:: Given instruction ::
Omit all images, then return the remaining material exactly as it stands.

:: Recorded data ::
/---

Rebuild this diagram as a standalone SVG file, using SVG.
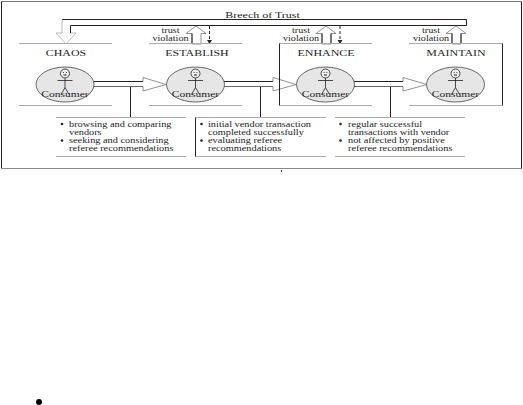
<svg xmlns="http://www.w3.org/2000/svg" width="523" height="405" viewBox="0 0 523 405">
<defs>
<g id="person" fill="none" stroke="#222" stroke-width="0.8">
<circle cx="0" cy="-11" r="4.5" fill="#eee"/>
<path d="M-1.8 -12H-1M1 -12H1.8M-1.5 -9.5H1.5" stroke-width="1"/>
<path d="M0 -6.5V3M-7.500 -4H7.500M0 3L-4 10M0 3L4 10"/>
</g>
<g id="actor">
<ellipse cx="0" cy="0" rx="29" ry="17.500" fill="#e6e6e6" stroke="#444" stroke-width="0.800"/>
<use href="#person"/>
<g transform="scale(1.28 1)"><text x="0" y="13" class="c">Consumer</text></g>
</g>
</defs>
<style>
.t{font-family:"Liberation Serif",serif;fill:#222;font-size:8px}
.v{font-family:"Liberation Serif",serif;fill:#222;font-size:8px;text-anchor:middle}
.c{font-family:"Liberation Serif",serif;fill:#222;font-size:9px;text-anchor:middle}
.h{font-family:"Liberation Serif",serif;fill:#222;font-size:9px;text-anchor:middle}
.g{stroke:#aaa;stroke-width:1;fill:none}
.k{stroke:#222;stroke-width:1;fill:none}
.a{fill:#fff;stroke:#777;stroke-width:0.800}
</style>
<rect width="523" height="405" fill="#fff"/>
<g id="frame">
<path d="M1.500 1.500H521.500" class="g" style="stroke:#777"/>
<path d="M1.500 1.500V168.500" class="k"/>
<path d="M1.500 168.500H521.500" class="g" style="stroke:#888"/>
<path d="M521.500 1.500V168.500" class="k"/>
</g>
<g id="connectors">
<path d="M62 19.500H466.500V25.500H70.500" class="k"/>
<path d="M62 19.500V33H56L66 44L76 33H70.500V25.500" fill="#fff" stroke="none"/>
<path d="M62 20V33H56L66 44L76 33H70.500" fill="none" stroke="#aaa" stroke-width="0.800"/>
<path d="M70.500 25.500V33" class="k"/>
<path d="M186 33.500L196 26L206 33.500H201V44H192V33.500Z" class="a"/><path d="M192 33.500V44" class="k"/>
<path d="M316 33.500L326 26L336 33.500H331V44H322V33.500Z" class="a"/><path d="M322 33.500V44M331 33.500V44" class="k"/>
<path d="M446 33.500L456 26L466 33.500H461V44H452V33.500Z" class="a"/><path d="M452 33.500V44M461 33.500V44" class="k"/>
<path d="M209.500 26V40" class="k" stroke-dasharray="3 2"/><path d="M207 40H212L209.500 44Z" fill="#222"/>
<path d="M340 26V40" class="k" stroke-dasharray="3 2"/><path d="M337.500 40H342.500L340 44Z" fill="#222"/>
<g id="blockArrows">
<path d="M94 81H143V77.500L166 84.500L143 91V86.500H94Z" fill="#fff" stroke="none"/>
<path d="M94 81.500H143" class="k"/><path d="M94 86.500H143" class="k" style="stroke:#666"/><path d="M143 81.500V77.500L166 84.500L143 91V86.500" class="a" style="fill:none"/>
<path d="M224 81H273V77.500L296 84.500L273 91V86.500H224Z" fill="#fff" stroke="none"/>
<path d="M224 81.500H273" class="k"/><path d="M224 86.500H273" class="k" style="stroke:#666"/><path d="M273 81.500V77.500L296 84.500L273 91V86.500" class="a" style="fill:none"/>
<path d="M354 81H403V77.500L427 84.500L403 91V86.500H354Z" fill="#fff" stroke="none"/>
<path d="M354 81.500H403" class="k"/><path d="M354 86.500H403" class="k" style="stroke:#666"/><path d="M403 81.500V77.500L427 84.500L403 91V86.500" class="a" style="fill:none"/>
</g>
<path d="M130.500 87V117M260.500 87V117M390.500 87V117" class="k"/>
</g>
<g id="chaos">
<path d="M19 43.500H112M19 105.500H112" class="g"/>
<g transform="translate(66 0) scale(1.33 1)"><text x="0" y="56" class="h">CHAOS</text></g>
<use href="#actor" x="65" y="84.500"/>
</g>
<g id="establish">
<path d="M149 43.500H242M149 105.500H242" class="g"/>
<g transform="translate(197 0) scale(1.33 1)"><text x="0" y="56" class="h">ESTABLISH</text></g>
<use href="#actor" x="195.500" y="84.500"/>
<g transform="translate(170.500 0) scale(1.27 1)"><text x="0" y="33" class="v">trust</text><text x="0" y="41" class="v">violation</text></g>
</g>
<g id="enhance">
<path d="M279.500 43.500H372M279.500 105.500H372" class="g"/>
<path d="M279.500 43.500V105.500" class="k"/>
<g transform="translate(326 0) scale(1.33 1)"><text x="0" y="56" class="h">ENHANCE</text></g>
<use href="#actor" x="325.500" y="84.500"/>
<g transform="translate(301 0) scale(1.27 1)"><text x="0" y="33" class="v">trust</text><text x="0" y="41" class="v">violation</text></g>
</g>
<g id="maintain">
<path d="M409 43.500H502.500M409 105.500H502.500" class="g"/>
<path d="M502.500 43.500V105.500" class="k"/>
<g transform="translate(456 0) scale(1.33 1)"><text x="0" y="56" class="h">MAINTAIN</text></g>
<use href="#actor" x="455.500" y="84.500"/>
<g transform="translate(431 0) scale(1.27 1)"><text x="0" y="33" class="v">trust</text><text x="0" y="41" class="v">violation</text></g>
</g>
<g id="breach"><g transform="translate(262.500 0) scale(1.33 1)"><text x="0" y="18" class="h">Breech of Trust</text></g></g>
<g id="box1">
<path d="M56 117.500H186M56 156.500H186" class="g"/>
<circle cx="62" cy="124" r="1.300" fill="#222"/><circle cx="62" cy="140.500" r="1.300" fill="#222"/>
<g transform="translate(69 0) scale(1.29 1)">
<text x="0" y="127" class="t">browsing and comparing</text>
<text x="0" y="135" class="t">vendors</text>
<text x="0" y="143" class="t">seeking and considering</text>
<text x="0" y="151" class="t">referee recommendations</text>
</g>
</g>
<g id="box2">
<path d="M195.500 117.500H326M195.500 156.500H326" class="g"/>
<path d="M195.500 117.500V156.500" class="k"/>
<circle cx="201.500" cy="124" r="1.300" fill="#222"/><circle cx="201.500" cy="140.500" r="1.300" fill="#222"/>
<g transform="translate(208 0) scale(1.29 1)">
<text x="0" y="127" class="t">initial vendor transaction</text>
<text x="0" y="135" class="t">completed successfully</text>
<text x="0" y="143" class="t">evaluating referee</text>
<text x="0" y="151" class="t">recommendations</text>
</g>
</g>
<g id="box3">
<path d="M335 117.500H465M335 156.500H465" class="g"/>
<circle cx="340.500" cy="124" r="1.300" fill="#222"/><circle cx="340.500" cy="140.500" r="1.300" fill="#222"/>
<g transform="translate(348 0) scale(1.29 1)">
<text x="0" y="127" class="t">regular successful</text>
<text x="0" y="135" class="t">transactions with vendor</text>
<text x="0" y="143" class="t">not affected by positive</text>
<text x="0" y="151" class="t">referee recommendations</text>
</g>
</g>
<path d="M281.500 170V172" stroke="#333" stroke-width="1"/>
<circle cx="39" cy="402" r="3" fill="#000"/>
</svg>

\---

:: Result below ::
Rebuild this diagram as a standalone SVG file, using SVG.
<svg xmlns="http://www.w3.org/2000/svg" width="523" height="405" viewBox="0 0 523 405">
<defs>
<g id="person" fill="none" stroke="#222" stroke-width="0.8">
<circle cx="0" cy="-11" r="4.5" fill="#eee"/>
<path d="M-1.8 -12H-1M1 -12H1.8M-1.5 -9.5H1.5" stroke-width="1"/>
<path d="M0 -6.5V3M-7.500 -4H7.500M0 3L-4 10M0 3L4 10"/>
</g>
<g id="actor">
<ellipse cx="0" cy="0" rx="29" ry="17.500" fill="#e6e6e6" stroke="#444" stroke-width="0.800"/>
<use href="#person"/>
<g transform="scale(1.28 1)"><text x="0" y="13" class="c">Consumer</text></g>
</g>
</defs>
<style>
.t{font-family:"Liberation Serif",serif;fill:#222;font-size:8px}
.v{font-family:"Liberation Serif",serif;fill:#222;font-size:8px;text-anchor:middle}
.c{font-family:"Liberation Serif",serif;fill:#222;font-size:9px;text-anchor:middle}
.h{font-family:"Liberation Serif",serif;fill:#222;font-size:9px;text-anchor:middle}
.g{stroke:#aaa;stroke-width:1;fill:none}
.k{stroke:#222;stroke-width:1;fill:none}
.a{fill:#fff;stroke:#777;stroke-width:0.800}
</style>
<rect width="523" height="405" fill="#fff"/>
<g id="frame">
<path d="M1.500 1.500H521.500" class="g" style="stroke:#777"/>
<path d="M1.500 1.500V168.500" class="k"/>
<path d="M1.500 168.500H521.500" class="g" style="stroke:#888"/>
<path d="M521.500 1.500V168.500" class="k"/>
</g>
<g id="connectors">
<path d="M62 19.500H466.500V25.500H70.500" class="k"/>
<path d="M62 19.500V33H56L66 44L76 33H70.500V25.500" fill="#fff" stroke="none"/>
<path d="M62 20V33H56L66 44L76 33H70.500" fill="none" stroke="#aaa" stroke-width="0.800"/>
<path d="M70.500 25.500V33" class="k"/>
<path d="M186 33.500L196 26L206 33.500H201V44H192V33.500Z" class="a"/><path d="M192 33.500V44" class="k"/>
<path d="M316 33.500L326 26L336 33.500H331V44H322V33.500Z" class="a"/><path d="M322 33.500V44M331 33.500V44" class="k"/>
<path d="M446 33.500L456 26L466 33.500H461V44H452V33.500Z" class="a"/><path d="M452 33.500V44M461 33.500V44" class="k"/>
<path d="M209.500 26V40" class="k" stroke-dasharray="3 2"/><path d="M207 40H212L209.500 44Z" fill="#222"/>
<path d="M340 26V40" class="k" stroke-dasharray="3 2"/><path d="M337.500 40H342.500L340 44Z" fill="#222"/>
<g id="blockArrows">
<path d="M94 81H143V77.500L166 84.500L143 91V86.500H94Z" fill="#fff" stroke="none"/>
<path d="M94 81.500H143" class="k"/><path d="M94 86.500H143" class="k" style="stroke:#666"/><path d="M143 81.500V77.500L166 84.500L143 91V86.500" class="a" style="fill:none"/>
<path d="M224 81H273V77.500L296 84.500L273 91V86.500H224Z" fill="#fff" stroke="none"/>
<path d="M224 81.500H273" class="k"/><path d="M224 86.500H273" class="k" style="stroke:#666"/><path d="M273 81.500V77.500L296 84.500L273 91V86.500" class="a" style="fill:none"/>
<path d="M354 81H403V77.500L427 84.500L403 91V86.500H354Z" fill="#fff" stroke="none"/>
<path d="M354 81.500H403" class="k"/><path d="M354 86.500H403" class="k" style="stroke:#666"/><path d="M403 81.500V77.500L427 84.500L403 91V86.500" class="a" style="fill:none"/>
</g>
<path d="M130.500 87V117M260.500 87V117M390.500 87V117" class="k"/>
</g>
<g id="chaos">
<path d="M19 43.500H112M19 105.500H112" class="g"/>
<g transform="translate(66 0) scale(1.33 1)"><text x="0" y="56" class="h">CHAOS</text></g>
<use href="#actor" x="65" y="84.500"/>
</g>
<g id="establish">
<path d="M149 43.500H242M149 105.500H242" class="g"/>
<g transform="translate(197 0) scale(1.33 1)"><text x="0" y="56" class="h">ESTABLISH</text></g>
<use href="#actor" x="195.500" y="84.500"/>
<g transform="translate(170.500 0) scale(1.27 1)"><text x="0" y="33" class="v">trust</text><text x="0" y="41" class="v">violation</text></g>
</g>
<g id="enhance">
<path d="M279.500 43.500H372M279.500 105.500H372" class="g"/>
<path d="M279.500 43.500V105.500" class="k"/>
<g transform="translate(326 0) scale(1.33 1)"><text x="0" y="56" class="h">ENHANCE</text></g>
<use href="#actor" x="325.500" y="84.500"/>
<g transform="translate(301 0) scale(1.27 1)"><text x="0" y="33" class="v">trust</text><text x="0" y="41" class="v">violation</text></g>
</g>
<g id="maintain">
<path d="M409 43.500H502.500M409 105.500H502.500" class="g"/>
<path d="M502.500 43.500V105.500" class="k"/>
<g transform="translate(456 0) scale(1.33 1)"><text x="0" y="56" class="h">MAINTAIN</text></g>
<use href="#actor" x="455.500" y="84.500"/>
<g transform="translate(431 0) scale(1.27 1)"><text x="0" y="33" class="v">trust</text><text x="0" y="41" class="v">violation</text></g>
</g>
<g id="breach"><g transform="translate(262.500 0) scale(1.33 1)"><text x="0" y="18" class="h">Breech of Trust</text></g></g>
<g id="box1">
<path d="M56 117.500H186M56 156.500H186" class="g"/>
<circle cx="62" cy="124" r="1.300" fill="#222"/><circle cx="62" cy="140.500" r="1.300" fill="#222"/>
<g transform="translate(69 0) scale(1.29 1)">
<text x="0" y="127" class="t">browsing and comparing</text>
<text x="0" y="135" class="t">vendors</text>
<text x="0" y="143" class="t">seeking and considering</text>
<text x="0" y="151" class="t">referee recommendations</text>
</g>
</g>
<g id="box2">
<path d="M195.500 117.500H326M195.500 156.500H326" class="g"/>
<path d="M195.500 117.500V156.500" class="k"/>
<circle cx="201.500" cy="124" r="1.300" fill="#222"/><circle cx="201.500" cy="140.500" r="1.300" fill="#222"/>
<g transform="translate(208 0) scale(1.29 1)">
<text x="0" y="127" class="t">initial vendor transaction</text>
<text x="0" y="135" class="t">completed successfully</text>
<text x="0" y="143" class="t">evaluating referee</text>
<text x="0" y="151" class="t">recommendations</text>
</g>
</g>
<g id="box3">
<path d="M335 117.500H465M335 156.500H465" class="g"/>
<circle cx="340.500" cy="124" r="1.300" fill="#222"/><circle cx="340.500" cy="140.500" r="1.300" fill="#222"/>
<g transform="translate(348 0) scale(1.29 1)">
<text x="0" y="127" class="t">regular successful</text>
<text x="0" y="135" class="t">transactions with vendor</text>
<text x="0" y="143" class="t">not affected by positive</text>
<text x="0" y="151" class="t">referee recommendations</text>
</g>
</g>
<path d="M281.500 170V172" stroke="#333" stroke-width="1"/>
<circle cx="39" cy="402" r="3" fill="#000"/>
</svg>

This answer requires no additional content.